In other words, his worldview shifts from a total isolationist to a more reasonable position. “The wise build bridges, while the foolish build barriers,” he explains after deciding that Wakanda needs to help others by exporting its most precious resource, vibranium.
In this same way, to help others, Trump is also big on exporting America’s most helpful resources — oil, military might, and missile defense.
If the reactionaries want to argue (and some do) that T’Challa’s criticism of “barriers” is a direct commentary about Trump’s border wall, that simplistic interpretation in no way gels with the movie’s overall nuance and depth. Moreover, there is no closing scene involving T’Challa stupidly opening Wakanda’s borders to floods of refugees, an act of betrayal that would destroy his country’s cherished traditions and way of life.

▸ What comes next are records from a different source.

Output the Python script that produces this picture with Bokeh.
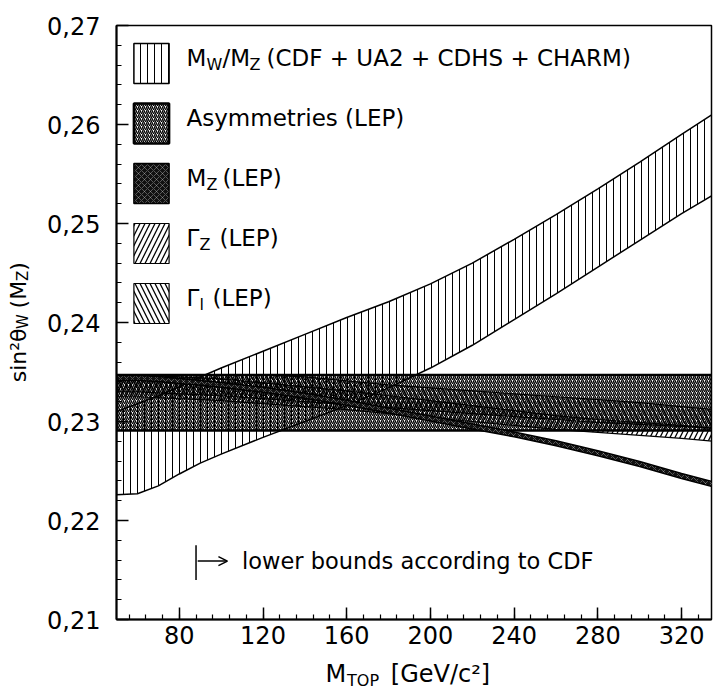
import math
from bokeh.plotting import figure
from bokeh.models import (Range1d, FixedTicker, Legend, LegendItem, Label, Arrow, OpenHead,
                          LinearAxis)
from bokeh.embed import file_html
from bokeh.resources import INLINE

# ---------------- data ----------------
mtop = [50, 60, 70, 80, 90, 100, 120, 140, 160, 180, 200, 220, 240, 260, 280, 300, 320, 336]

mw_low = [0.2226, 0.2227, 0.2235, 0.2247, 0.2258, 0.2267, 0.2284, 0.2300, 0.2316,
          0.2334, 0.2354, 0.2377, 0.2403, 0.2429, 0.2456, 0.2483, 0.2510, 0.2530]
mw_high = [0.2310, 0.2318, 0.2326, 0.2335, 0.2345, 0.2354, 0.2371, 0.2388, 0.2405,
           0.2421, 0.2439, 0.2460, 0.2484, 0.2509, 0.2535, 0.2562, 0.2590, 0.2612]

asym_x = [50, 336]
asym_low = [0.2291, 0.2291]
asym_high = [0.2347, 0.2347]

mz_low = [0.23415, 0.23415, 0.23405, 0.23385, 0.23365, 0.23345, 0.23295, 0.23235, 0.23165,
          0.23085, 0.23005, 0.22925, 0.22845, 0.22755, 0.22655, 0.22545, 0.22425, 0.22335]
mz_high = [0.23465, 0.23465, 0.23455, 0.23435, 0.23415, 0.23395, 0.23345, 0.23285, 0.23215,
           0.23135, 0.23055, 0.22975, 0.22895, 0.22805, 0.22705, 0.22595, 0.22475, 0.22385]

gz_low = [0.2325, 0.2325, 0.2324, 0.2323, 0.2322, 0.2321, 0.2318, 0.2315, 0.2312,
          0.2308, 0.2304, 0.2300, 0.2296, 0.2292, 0.2289, 0.2286, 0.2283, 0.2280]
gz_high = [0.2347, 0.2347, 0.2346, 0.2345, 0.2344, 0.2343, 0.2339, 0.2335, 0.2331,
           0.2326, 0.2321, 0.2316, 0.2311, 0.2306, 0.2302, 0.2299, 0.2296, 0.2293]

gl_low = [0.2330, 0.2330, 0.2329, 0.2328, 0.2327, 0.2326, 0.2323, 0.2320, 0.2317,
          0.2314, 0.2311, 0.2308, 0.2305, 0.2302, 0.2299, 0.2297, 0.2295, 0.2293]
gl_high = [0.2347, 0.2347, 0.2347, 0.2347, 0.2347, 0.2347, 0.2347, 0.2345, 0.2341,
           0.2337, 0.2334, 0.2331, 0.2328, 0.2325, 0.2322, 0.2319, 0.2315, 0.2312]

cdf_bound = 88          # CDF lower bound on M_top
cdf_note_y = 0.2159
cdf_bar = [0.2140, 0.2175]

x_ticks = [80, 120, 160, 200, 240, 280, 320]
x_tick_labels = ["80", "120", "160", "200", "240", "280", "320"]
y_ticks = [0.21, 0.22, 0.23, 0.24, 0.25, 0.26, 0.27]
y_tick_labels = ["0,21", "0,22", "0,23", "0,24", "0,25", "0,26", "0,27"]

# axis titles, split in pieces (position along the axis of each piece's centre)
xtitle_main_at = [154.8, 204.8]
xtitle_main = ["M", "[GeV/c²]"]
xtitle_sub_at = [167.8]
xtitle_sub = ["TOP"]
ytitle_main_at = [0.23668, 0.24282, 0.24566]
ytitle_main = ["sin²θ", "(M", ")"]
ytitle_sub_at = [0.2401, 0.24472]
ytitle_sub = ["W", "Z"]

FONT = "DejaVu Sans"


def band(xs, lo, hi):
    return list(xs) + list(xs)[::-1], list(lo) + list(hi)[::-1]


p = figure(width=714, height=692, x_range=Range1d(50, 334.3), y_range=Range1d(0.21, 0.27),
           output_backend="svg", toolbar_location=None,
           min_border_left=116, min_border_top=25, min_border_right=3, min_border_bottom=67)
p.background_fill_color = "white"
p.border_fill_color = "white"
p.outline_line_color = "black"
p.outline_line_width = 1.5
p.xgrid.visible = False
p.ygrid.visible = False

# ---------------- bands ----------------
bx, by = band(mtop, mw_low, mw_high)
r_mw = p.patch(bx, by, fill_color=None, hatch_pattern="|", hatch_scale=7, hatch_weight=1,
               hatch_color="black", line_color="black", line_width=1.5)

bx, by = band(asym_x, asym_low, asym_high)
r_as = p.patch(bx, by, fill_color=None, hatch_pattern="/", hatch_scale=4, hatch_weight=1.4,
               hatch_color="black", line_color="black", line_width=2.5)

bx, by = band(mtop, gz_low, gz_high)
r_gz = p.patch(bx, by, fill_color=None, hatch_pattern="/", hatch_scale=10, hatch_weight=1.3,
               hatch_color="black", line_color="black", line_width=1.2)

bx, by = band(mtop, gl_low, gl_high)
r_gl = p.patch(bx, by, fill_color=None, hatch_pattern="\\", hatch_scale=10, hatch_weight=1.3,
               hatch_color="black", line_color="black", line_width=1.2)

bx, by = band(mtop, mz_low, mz_high)
r_mz = p.patch(bx, by, fill_color="#111111", hatch_pattern="x", hatch_scale=6, hatch_weight=0.6,
               hatch_color="white", hatch_alpha=0.5, line_color="black", line_width=1.5)

# ---------------- legend swatches ----------------
legend = Legend(items=[LegendItem(label=" ", renderers=[r]) for r in (r_mw, r_as, r_mz, r_gz, r_gl)],
                location="top_left", glyph_width=44, glyph_height=50, spacing=10,
                padding=13, margin=0, border_line_alpha=0, background_fill_alpha=0,
                label_text_font_size="1px", label_standoff=0)
p.add_layout(legend)


def txt(text, x, y, size):
    p.add_layout(Label(x=x, y=y, x_units="screen", y_units="screen", text=text,
                       text_font=FONT, text_font_size=f"{size}px", text_color="black",
                       text_baseline="middle", text_align="left"))


# legend texts (screen units relative to the plot frame)
L0 = 70
rows = [562, 502, 442, 382, 322]
S = 23
SUB = 16
SD = 7
txt("M", L0, rows[0], S)
txt("W", L0 + 20, rows[0] - SD, SUB)
txt("/M", L0 + 36, rows[0], S)
txt("Z", L0 + 63, rows[0] - SD, SUB)
txt("(CDF + UA2 + CDHS + CHARM)", L0 + 80, rows[0], S)
txt("Asymmetries (LEP)", L0, rows[1], S)
txt("M", L0, rows[2], S)
txt("Z", L0 + 20, rows[2] - SD, SUB)
txt("(LEP)", L0 + 36, rows[2], S)
txt("Γ", L0, rows[3], S)
txt("Z", L0 + 13, rows[3] - SD, SUB)
txt("(LEP)", L0 + 33, rows[3], S)
txt("Γ", L0, rows[4], S)
txt("l", L0 + 13, rows[4] - SD, SUB)
txt("(LEP)", L0 + 26, rows[4], S)

# ---------------- CDF lower bound note ----------------
p.segment(x0=[cdf_bound], y0=[cdf_bar[0]], x1=[cdf_bound], y1=[cdf_bar[1]],
          line_color="black", line_width=1.5)
p.add_layout(Arrow(x_start=cdf_bound + 0.8, y_start=cdf_note_y, x_end=cdf_bound + 15, y_end=cdf_note_y,
                   line_width=1.5, line_color="black",
                   end=OpenHead(size=9, line_width=1.5, line_color="black")))
p.add_layout(Label(x=cdf_bound, y=cdf_note_y, x_offset=46, text="lower bounds according to CDF",
                   text_font=FONT, text_font_size="22.5px", text_color="black",
                   text_baseline="middle", text_align="left"))

# ---------------- axes ----------------
p.xaxis.ticker = FixedTicker(ticks=x_ticks, minor_ticks=list(range(56, 336, 8)))
p.yaxis.ticker = FixedTicker(ticks=y_ticks, minor_ticks=[round(0.21 + 0.002 * i, 3) for i in range(31)])
p.xaxis.major_label_overrides = dict(zip(x_ticks, x_tick_labels))
p.yaxis.major_label_overrides = dict(zip(y_ticks, y_tick_labels))
for ax in (p.xaxis, p.yaxis):
    ax.axis_line_width = 2
    ax.axis_line_color = "black"
    ax.major_tick_in = 12
    ax.major_tick_out = 0
    ax.minor_tick_in = 5
    ax.minor_tick_out = 0
    ax.major_tick_line_width = 1.5
    ax.minor_tick_line_width = 1.2
    ax.major_label_text_font = FONT
    ax.major_label_text_font_size = "24px"
    ax.major_label_text_color = "black"
p.yaxis.major_label_standoff = 16
p.xaxis.major_label_standoff = 6


def title_axis(side, ticks, labels, size, standoff, vertical=False, alpha=1.0):
    ax = LinearAxis(ticker=FixedTicker(ticks=ticks, minor_ticks=[]),
                    major_label_overrides=dict(zip(ticks, labels)),
                    axis_line_color=None, major_tick_line_color=None, minor_tick_line_color=None,
                    major_tick_in=0, major_tick_out=0, minor_tick_in=0, minor_tick_out=0,
                    major_label_standoff=standoff, major_label_text_font=FONT,
                    major_label_text_font_size=f"{size}px", major_label_text_color="black",
                    major_label_text_alpha=alpha)
    if vertical:
        ax.major_label_orientation = "vertical"
    p.add_layout(ax, side)


# x title: M_TOP [GeV/c²]  (subscript row first, main row pulled back up)
title_axis("below", xtitle_sub_at, xtitle_sub, 16, 24)
title_axis("below", xtitle_main_at, xtitle_main, 24, -33)
title_axis("below", [x_ticks[3]], [" "], 1, -14, alpha=0.0)      # spacer (negative size)
# y title: sin²θ_W (M_Z)
title_axis("left", ytitle_sub_at, ytitle_sub, 15, 12, vertical=True)
title_axis("left", ytitle_main_at, ytitle_main, 22, -20, vertical=True)
title_axis("left", [y_ticks[3]], [" "], 1, -14, vertical=True, alpha=0.0)  # spacer

open("out.html", "w").write(file_html(p, INLINE))
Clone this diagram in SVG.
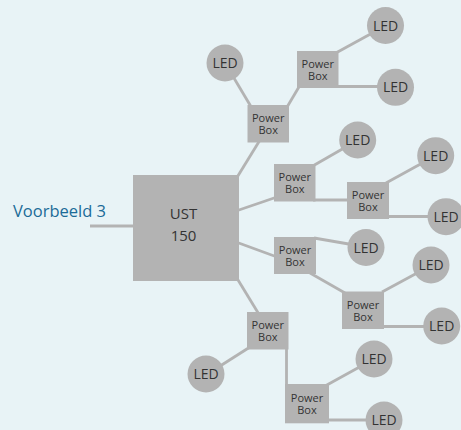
<svg xmlns="http://www.w3.org/2000/svg" width="461" height="430" viewBox="0 0 461 430">
<style>
.bg{fill:#e8f3f6}
.c line{stroke:#b3b3b3;stroke-width:2.8;stroke-linecap:butt}
.led circle{fill:#b3b3b3}
.pb rect,.ust rect{fill:#b3b3b3}
text{font-family:"Open Sans","Noto Sans","DejaVu Sans",sans-serif;fill:#333;text-anchor:middle}
.led text{font-size:14px}
.pb text{font-size:11px}
.ust text{font-size:15px}
.title{font-size:16.5px;fill:#1b6b98;text-anchor:start}
</style>
<rect class="bg" x="0" y="0" width="461" height="430"/>
<text class="title" x="13" y="217">Voorbeeld 3</text>
<g id="connectors" class="c">
<line x1="90" y1="226" x2="136" y2="226"/>
<line x1="236" y1="179" x2="260" y2="140"/>
<line x1="225" y1="63" x2="253" y2="110"/>
<line x1="285" y1="110.5" x2="301" y2="83.5"/>
<line x1="334" y1="54" x2="386" y2="25.5"/>
<line x1="336" y1="86.5" x2="396" y2="86.5"/>
<line x1="236" y1="211" x2="277" y2="197"/>
<line x1="311" y1="167" x2="358" y2="140"/>
<line x1="313" y1="200" x2="349" y2="200"/>
<line x1="386" y1="183" x2="436" y2="155.5"/>
<line x1="387" y1="216.5" x2="446" y2="216.5"/>
<line x1="236" y1="242" x2="277" y2="257"/>
<line x1="314" y1="238" x2="366" y2="247"/>
<line x1="310" y1="273" x2="345" y2="293"/>
<line x1="382" y1="292" x2="431" y2="265.5"/>
<line x1="382" y1="326.5" x2="442" y2="326.5"/>
<line x1="235" y1="275" x2="260" y2="316"/>
<line x1="250" y1="347" x2="206" y2="375"/>
<line x1="286.5" y1="347" x2="286.5" y2="386"/>
<line x1="326" y1="385.5" x2="374" y2="359"/>
<line x1="327" y1="420" x2="384" y2="420"/>
</g>
<g id="ust" class="ust"><rect x="133" y="175" width="106" height="106"/><text x="183.5" y="219">UST</text><text x="183.5" y="241">150</text></g>
<g id="pb1" class="pb"><rect x="247.5" y="105" width="41.5" height="37.5"/><text x="268.2" y="122">Power</text><text x="268.2" y="134">Box</text></g>
<g id="pb2" class="pb"><rect x="297" y="51" width="41.5" height="37"/><text x="317.8" y="68">Power</text><text x="317.8" y="80">Box</text></g>
<g id="pb3" class="pb"><rect x="274" y="164" width="41.5" height="37.5"/><text x="294.8" y="181">Power</text><text x="294.8" y="193">Box</text></g>
<g id="pb4" class="pb"><rect x="347" y="182" width="42" height="37"/><text x="368" y="198.5">Power</text><text x="368" y="210.5">Box</text></g>
<g id="pb5" class="pb"><rect x="274" y="237" width="42" height="37"/><text x="295" y="254">Power</text><text x="295" y="266">Box</text></g>
<g id="pb6" class="pb"><rect x="342" y="291.5" width="42" height="37.5"/><text x="363" y="308.5">Power</text><text x="363" y="320.5">Box</text></g>
<g id="pb7" class="pb"><rect x="247" y="312" width="41.5" height="37.5"/><text x="267.8" y="329">Power</text><text x="267.8" y="341">Box</text></g>
<g id="pb8" class="pb"><rect x="285" y="384" width="44" height="39.3"/><text x="307" y="401.5">Power</text><text x="307" y="414">Box</text></g>
<g id="led1" class="led"><circle cx="225" cy="63" r="18.5"/><text x="225" y="68">LED</text></g>
<g id="led2" class="led"><circle cx="385.5" cy="25.5" r="18.5"/><text x="385.5" y="30.5">LED</text></g>
<g id="led3" class="led"><circle cx="395.5" cy="87.3" r="18.5"/><text x="395.5" y="92.3">LED</text></g>
<g id="led4" class="led"><circle cx="357.7" cy="140" r="18.5"/><text x="357.7" y="145">LED</text></g>
<g id="led5" class="led"><circle cx="435.7" cy="155.7" r="18.5"/><text x="435.7" y="160.7">LED</text></g>
<g id="led6" class="led"><circle cx="446" cy="216.7" r="18.5"/><text x="446" y="221.7">LED</text></g>
<g id="led7" class="led"><circle cx="366" cy="247.5" r="18.5"/><text x="366" y="252.5">LED</text></g>
<g id="led8" class="led"><circle cx="431" cy="265" r="18.5"/><text x="431" y="270">LED</text></g>
<g id="led9" class="led"><circle cx="441.7" cy="326" r="18.5"/><text x="441.7" y="331">LED</text></g>
<g id="led10" class="led"><circle cx="374" cy="359" r="18.5"/><text x="374" y="364">LED</text></g>
<g id="led11" class="led"><circle cx="384" cy="420" r="18.5"/><text x="384" y="425">LED</text></g>
<g id="led12" class="led"><circle cx="206" cy="374" r="18.5"/><text x="206" y="379">LED</text></g>
</svg>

The movie, however, does close with T’Challa and his sister pledging to help the predominantly black city of Oakland, California, which is also in keeping with Trump’s focus on helping America’s inner-cities. Both political parties tend to write off groups that they have no chance of winning. This has not been the case with Trump and the black community.
If T’Challa were a left-wing Democrat — a Barack Obama or Hillary Clinton — he would oppose bringing people together. Additionally, rather than roll up his own sleeves to do the hard work of trying something different, he would demand that everyone’s taxes be raised to fund the same government programs that have failed Democrat-run neighborhoods for a half-century.
While Black Panther is far from perfect and a tad anti-climactic, the movie deserves credit for its approach to its politics — which is nuanced, intelligent, and inclusive. Because the movie paints with a broad brush using the universal themes of self-sacrifice, selflessness, and focusing on our shared humanity as opposed to identity politics, it is by default conservative.